**Set task**
Read the listing below and copy out every line that holds "with".

**Task input**

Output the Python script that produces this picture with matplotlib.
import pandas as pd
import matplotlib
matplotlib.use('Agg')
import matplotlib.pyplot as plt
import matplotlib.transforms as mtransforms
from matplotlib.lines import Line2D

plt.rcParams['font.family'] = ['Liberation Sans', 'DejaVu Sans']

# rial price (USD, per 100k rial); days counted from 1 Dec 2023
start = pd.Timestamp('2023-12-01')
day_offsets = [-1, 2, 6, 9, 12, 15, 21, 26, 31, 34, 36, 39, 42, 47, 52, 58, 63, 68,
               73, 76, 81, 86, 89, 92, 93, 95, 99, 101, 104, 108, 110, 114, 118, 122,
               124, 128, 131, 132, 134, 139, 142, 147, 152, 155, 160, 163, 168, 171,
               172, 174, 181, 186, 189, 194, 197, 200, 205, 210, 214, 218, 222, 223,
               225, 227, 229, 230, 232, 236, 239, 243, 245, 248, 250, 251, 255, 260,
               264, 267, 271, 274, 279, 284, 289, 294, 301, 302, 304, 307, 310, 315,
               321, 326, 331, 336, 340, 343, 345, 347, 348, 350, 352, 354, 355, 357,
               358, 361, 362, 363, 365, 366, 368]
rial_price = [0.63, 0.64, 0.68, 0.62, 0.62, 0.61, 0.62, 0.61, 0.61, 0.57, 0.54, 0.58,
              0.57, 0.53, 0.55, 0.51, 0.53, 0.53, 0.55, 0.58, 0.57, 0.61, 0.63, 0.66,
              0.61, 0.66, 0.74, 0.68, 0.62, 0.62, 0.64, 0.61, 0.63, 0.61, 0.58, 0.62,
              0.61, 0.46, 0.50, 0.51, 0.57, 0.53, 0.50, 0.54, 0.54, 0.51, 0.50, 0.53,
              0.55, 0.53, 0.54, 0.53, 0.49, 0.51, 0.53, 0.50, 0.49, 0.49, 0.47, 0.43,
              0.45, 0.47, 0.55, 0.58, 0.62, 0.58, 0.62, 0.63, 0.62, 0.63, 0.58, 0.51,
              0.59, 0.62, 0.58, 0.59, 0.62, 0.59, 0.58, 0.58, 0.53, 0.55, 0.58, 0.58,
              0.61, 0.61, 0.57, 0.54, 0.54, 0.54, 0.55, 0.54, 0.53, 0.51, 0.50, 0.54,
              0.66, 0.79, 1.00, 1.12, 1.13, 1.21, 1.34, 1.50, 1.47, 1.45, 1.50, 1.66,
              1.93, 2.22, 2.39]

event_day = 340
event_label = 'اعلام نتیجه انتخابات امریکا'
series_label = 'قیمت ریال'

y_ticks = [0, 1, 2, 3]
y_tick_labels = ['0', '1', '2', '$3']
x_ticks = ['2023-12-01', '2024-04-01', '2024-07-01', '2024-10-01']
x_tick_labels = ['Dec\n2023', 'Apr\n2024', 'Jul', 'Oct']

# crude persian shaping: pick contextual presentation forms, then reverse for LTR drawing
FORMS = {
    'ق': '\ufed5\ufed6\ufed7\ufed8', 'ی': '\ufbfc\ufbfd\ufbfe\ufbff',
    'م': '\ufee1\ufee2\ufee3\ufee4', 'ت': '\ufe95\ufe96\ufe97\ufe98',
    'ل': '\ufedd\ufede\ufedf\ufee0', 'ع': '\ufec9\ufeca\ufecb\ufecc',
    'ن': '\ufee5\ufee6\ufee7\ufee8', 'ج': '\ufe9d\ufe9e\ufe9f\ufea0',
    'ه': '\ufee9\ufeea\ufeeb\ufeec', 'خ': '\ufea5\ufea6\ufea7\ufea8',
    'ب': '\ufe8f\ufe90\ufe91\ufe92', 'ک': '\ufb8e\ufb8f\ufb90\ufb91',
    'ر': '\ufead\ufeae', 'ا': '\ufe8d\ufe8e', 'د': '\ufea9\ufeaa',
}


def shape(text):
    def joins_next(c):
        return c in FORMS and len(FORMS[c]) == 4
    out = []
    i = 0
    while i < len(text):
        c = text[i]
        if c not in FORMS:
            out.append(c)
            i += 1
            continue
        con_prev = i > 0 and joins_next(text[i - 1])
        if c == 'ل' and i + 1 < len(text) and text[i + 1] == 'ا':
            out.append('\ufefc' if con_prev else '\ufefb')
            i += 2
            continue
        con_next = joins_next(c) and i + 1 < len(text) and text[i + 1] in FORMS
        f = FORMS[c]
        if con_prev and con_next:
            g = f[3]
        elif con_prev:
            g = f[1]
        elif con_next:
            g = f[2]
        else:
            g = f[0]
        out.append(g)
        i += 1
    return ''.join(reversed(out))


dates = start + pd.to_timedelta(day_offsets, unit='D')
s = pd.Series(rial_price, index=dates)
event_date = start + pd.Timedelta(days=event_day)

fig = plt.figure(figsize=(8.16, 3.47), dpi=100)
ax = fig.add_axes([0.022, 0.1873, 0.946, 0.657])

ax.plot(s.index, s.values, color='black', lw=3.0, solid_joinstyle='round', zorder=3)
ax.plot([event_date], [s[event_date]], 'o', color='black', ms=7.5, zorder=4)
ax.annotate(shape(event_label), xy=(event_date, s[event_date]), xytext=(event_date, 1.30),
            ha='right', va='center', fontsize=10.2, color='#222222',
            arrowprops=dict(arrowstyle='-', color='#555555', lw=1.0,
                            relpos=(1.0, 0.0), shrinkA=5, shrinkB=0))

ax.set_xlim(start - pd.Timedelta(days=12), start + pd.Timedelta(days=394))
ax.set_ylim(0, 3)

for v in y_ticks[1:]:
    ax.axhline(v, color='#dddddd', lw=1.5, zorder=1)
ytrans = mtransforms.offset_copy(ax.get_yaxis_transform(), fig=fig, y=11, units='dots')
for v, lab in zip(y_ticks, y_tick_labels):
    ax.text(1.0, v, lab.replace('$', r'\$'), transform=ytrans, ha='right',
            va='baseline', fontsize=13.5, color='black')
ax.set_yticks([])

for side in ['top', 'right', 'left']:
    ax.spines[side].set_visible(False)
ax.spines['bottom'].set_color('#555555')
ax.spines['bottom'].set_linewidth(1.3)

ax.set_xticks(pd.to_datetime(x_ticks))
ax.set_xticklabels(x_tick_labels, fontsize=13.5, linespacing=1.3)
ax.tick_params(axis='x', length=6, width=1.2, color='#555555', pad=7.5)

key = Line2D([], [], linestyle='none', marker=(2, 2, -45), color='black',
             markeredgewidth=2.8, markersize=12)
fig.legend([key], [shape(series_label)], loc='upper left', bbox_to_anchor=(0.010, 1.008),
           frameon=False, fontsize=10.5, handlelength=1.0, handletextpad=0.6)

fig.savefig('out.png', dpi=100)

---

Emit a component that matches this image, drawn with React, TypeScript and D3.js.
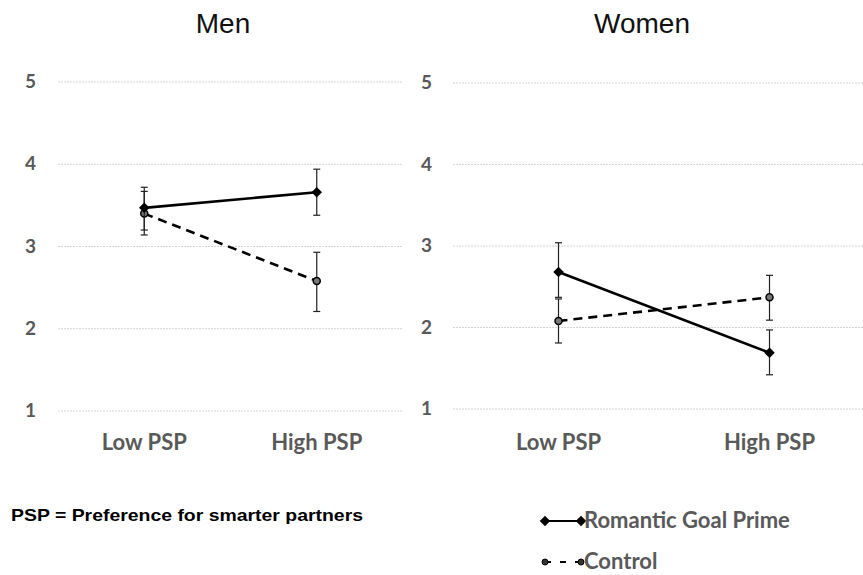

==

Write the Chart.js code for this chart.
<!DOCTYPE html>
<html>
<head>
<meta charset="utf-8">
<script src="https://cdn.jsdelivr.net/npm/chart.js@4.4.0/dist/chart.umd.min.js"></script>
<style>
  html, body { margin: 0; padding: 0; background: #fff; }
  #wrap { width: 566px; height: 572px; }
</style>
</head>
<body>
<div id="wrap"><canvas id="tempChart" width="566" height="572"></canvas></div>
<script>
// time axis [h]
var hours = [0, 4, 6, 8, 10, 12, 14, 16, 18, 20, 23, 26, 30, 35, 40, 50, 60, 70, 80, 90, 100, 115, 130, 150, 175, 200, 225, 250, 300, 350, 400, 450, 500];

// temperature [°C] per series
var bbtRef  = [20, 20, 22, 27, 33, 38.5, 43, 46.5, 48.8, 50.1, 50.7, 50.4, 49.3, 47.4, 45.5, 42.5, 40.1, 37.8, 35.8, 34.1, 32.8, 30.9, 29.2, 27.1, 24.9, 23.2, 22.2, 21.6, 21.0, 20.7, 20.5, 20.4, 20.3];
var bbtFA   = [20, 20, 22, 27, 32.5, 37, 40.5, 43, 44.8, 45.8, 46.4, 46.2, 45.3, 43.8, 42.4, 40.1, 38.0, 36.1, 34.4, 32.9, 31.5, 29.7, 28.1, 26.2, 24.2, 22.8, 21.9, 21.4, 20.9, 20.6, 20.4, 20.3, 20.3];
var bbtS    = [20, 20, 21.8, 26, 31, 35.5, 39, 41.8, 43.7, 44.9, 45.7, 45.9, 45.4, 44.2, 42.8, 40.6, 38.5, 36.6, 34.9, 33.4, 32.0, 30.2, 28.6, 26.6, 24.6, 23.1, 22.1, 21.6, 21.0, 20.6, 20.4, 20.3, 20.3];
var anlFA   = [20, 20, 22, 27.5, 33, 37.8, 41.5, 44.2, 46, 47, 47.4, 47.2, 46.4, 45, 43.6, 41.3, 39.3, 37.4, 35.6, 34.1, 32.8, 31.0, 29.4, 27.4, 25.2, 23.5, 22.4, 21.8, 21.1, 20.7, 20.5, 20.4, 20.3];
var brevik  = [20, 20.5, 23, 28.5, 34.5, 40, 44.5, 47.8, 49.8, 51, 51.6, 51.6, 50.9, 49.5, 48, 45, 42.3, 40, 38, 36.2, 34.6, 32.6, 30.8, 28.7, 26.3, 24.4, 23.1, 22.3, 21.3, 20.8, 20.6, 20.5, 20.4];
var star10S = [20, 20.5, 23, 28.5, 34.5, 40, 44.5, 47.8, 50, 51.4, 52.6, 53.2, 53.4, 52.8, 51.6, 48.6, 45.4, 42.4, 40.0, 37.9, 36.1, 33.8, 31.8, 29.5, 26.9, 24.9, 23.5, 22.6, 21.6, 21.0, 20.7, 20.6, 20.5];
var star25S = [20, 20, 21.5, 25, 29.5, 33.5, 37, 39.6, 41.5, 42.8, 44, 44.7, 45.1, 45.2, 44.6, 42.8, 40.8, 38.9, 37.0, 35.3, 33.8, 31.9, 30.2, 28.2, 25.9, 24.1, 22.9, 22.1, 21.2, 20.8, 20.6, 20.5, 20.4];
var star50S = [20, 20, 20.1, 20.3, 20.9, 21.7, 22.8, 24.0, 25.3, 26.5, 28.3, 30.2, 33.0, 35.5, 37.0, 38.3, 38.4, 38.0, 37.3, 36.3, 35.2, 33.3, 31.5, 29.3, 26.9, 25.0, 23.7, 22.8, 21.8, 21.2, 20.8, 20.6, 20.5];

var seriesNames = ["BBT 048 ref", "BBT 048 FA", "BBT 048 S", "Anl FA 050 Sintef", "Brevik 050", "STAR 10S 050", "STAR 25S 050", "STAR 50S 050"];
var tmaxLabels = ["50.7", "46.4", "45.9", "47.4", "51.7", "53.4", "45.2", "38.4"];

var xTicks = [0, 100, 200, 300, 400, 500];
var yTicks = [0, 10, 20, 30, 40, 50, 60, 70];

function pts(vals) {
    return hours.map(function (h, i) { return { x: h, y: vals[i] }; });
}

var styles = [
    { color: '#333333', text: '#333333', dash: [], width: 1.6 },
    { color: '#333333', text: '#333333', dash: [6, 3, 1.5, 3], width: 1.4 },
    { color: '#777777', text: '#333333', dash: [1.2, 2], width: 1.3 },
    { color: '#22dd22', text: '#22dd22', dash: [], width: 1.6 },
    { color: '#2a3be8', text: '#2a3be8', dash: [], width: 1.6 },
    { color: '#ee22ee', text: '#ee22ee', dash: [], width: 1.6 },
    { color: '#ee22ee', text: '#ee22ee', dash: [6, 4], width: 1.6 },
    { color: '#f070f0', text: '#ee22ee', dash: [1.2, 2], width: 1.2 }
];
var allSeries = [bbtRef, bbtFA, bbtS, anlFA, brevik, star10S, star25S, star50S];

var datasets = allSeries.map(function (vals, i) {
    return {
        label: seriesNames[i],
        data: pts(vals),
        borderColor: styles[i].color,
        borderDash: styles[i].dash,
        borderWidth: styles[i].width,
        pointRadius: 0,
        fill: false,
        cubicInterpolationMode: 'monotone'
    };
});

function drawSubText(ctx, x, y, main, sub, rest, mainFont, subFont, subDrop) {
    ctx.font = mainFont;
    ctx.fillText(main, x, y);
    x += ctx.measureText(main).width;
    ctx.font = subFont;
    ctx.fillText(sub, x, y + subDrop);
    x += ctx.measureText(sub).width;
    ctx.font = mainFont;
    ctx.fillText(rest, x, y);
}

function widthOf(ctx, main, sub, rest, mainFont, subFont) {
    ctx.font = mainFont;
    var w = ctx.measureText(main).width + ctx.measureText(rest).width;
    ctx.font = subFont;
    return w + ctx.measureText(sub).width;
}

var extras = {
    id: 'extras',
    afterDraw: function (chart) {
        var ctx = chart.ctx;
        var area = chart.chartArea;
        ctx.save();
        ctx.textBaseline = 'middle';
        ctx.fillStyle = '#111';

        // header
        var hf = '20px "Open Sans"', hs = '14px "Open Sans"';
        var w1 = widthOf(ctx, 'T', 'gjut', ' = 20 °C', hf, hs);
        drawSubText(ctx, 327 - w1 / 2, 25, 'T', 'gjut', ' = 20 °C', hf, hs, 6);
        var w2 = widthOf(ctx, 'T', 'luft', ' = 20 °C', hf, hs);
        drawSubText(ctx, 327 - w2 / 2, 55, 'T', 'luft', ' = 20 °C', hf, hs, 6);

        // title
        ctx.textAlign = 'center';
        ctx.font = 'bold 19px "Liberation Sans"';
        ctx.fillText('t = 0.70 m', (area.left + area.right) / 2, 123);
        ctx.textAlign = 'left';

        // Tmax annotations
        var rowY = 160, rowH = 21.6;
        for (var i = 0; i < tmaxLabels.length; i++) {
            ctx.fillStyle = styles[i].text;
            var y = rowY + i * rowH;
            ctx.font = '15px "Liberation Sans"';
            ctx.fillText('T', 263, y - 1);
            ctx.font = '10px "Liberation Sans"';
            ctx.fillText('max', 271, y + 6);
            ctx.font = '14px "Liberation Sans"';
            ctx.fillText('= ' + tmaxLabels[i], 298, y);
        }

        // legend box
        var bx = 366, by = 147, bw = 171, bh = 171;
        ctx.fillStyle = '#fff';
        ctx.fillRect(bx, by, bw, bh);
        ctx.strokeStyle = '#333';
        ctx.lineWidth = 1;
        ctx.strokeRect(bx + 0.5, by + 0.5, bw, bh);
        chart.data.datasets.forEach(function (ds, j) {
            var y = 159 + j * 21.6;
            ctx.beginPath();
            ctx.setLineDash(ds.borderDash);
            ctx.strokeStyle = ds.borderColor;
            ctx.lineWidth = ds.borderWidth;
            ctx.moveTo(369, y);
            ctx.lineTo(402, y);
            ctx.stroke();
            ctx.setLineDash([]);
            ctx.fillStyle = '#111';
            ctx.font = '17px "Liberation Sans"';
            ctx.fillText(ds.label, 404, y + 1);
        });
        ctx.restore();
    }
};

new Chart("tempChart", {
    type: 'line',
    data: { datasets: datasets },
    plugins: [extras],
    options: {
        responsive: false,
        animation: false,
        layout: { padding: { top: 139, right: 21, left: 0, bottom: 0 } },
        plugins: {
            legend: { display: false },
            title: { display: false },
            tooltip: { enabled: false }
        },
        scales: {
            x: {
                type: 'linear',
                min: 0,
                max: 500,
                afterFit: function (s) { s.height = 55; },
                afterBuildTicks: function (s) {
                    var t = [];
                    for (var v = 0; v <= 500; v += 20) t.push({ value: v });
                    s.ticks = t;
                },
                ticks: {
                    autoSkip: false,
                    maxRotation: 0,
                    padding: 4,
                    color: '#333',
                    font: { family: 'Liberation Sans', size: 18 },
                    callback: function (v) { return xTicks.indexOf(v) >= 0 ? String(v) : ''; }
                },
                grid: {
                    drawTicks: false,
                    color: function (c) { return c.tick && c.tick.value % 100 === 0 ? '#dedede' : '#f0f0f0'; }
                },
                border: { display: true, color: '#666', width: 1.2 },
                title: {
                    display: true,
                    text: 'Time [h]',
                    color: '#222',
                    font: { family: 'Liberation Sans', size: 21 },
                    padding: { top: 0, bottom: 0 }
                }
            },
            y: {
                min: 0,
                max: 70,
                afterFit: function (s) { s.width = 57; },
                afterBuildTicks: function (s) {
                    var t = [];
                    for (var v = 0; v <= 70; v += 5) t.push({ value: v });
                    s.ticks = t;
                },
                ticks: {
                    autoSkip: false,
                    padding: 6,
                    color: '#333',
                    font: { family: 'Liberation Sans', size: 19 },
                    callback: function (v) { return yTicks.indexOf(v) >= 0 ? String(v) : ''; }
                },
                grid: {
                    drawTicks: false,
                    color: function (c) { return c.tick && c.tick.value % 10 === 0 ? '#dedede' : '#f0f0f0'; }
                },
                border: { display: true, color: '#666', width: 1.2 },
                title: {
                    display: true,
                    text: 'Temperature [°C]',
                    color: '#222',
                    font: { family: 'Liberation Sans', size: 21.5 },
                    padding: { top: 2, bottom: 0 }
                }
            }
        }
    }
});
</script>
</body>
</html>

**Reply**
Output the Python script that produces this picture with matplotlib.
Emit a component that matches this image, drawn with React, TypeScript and D3.js.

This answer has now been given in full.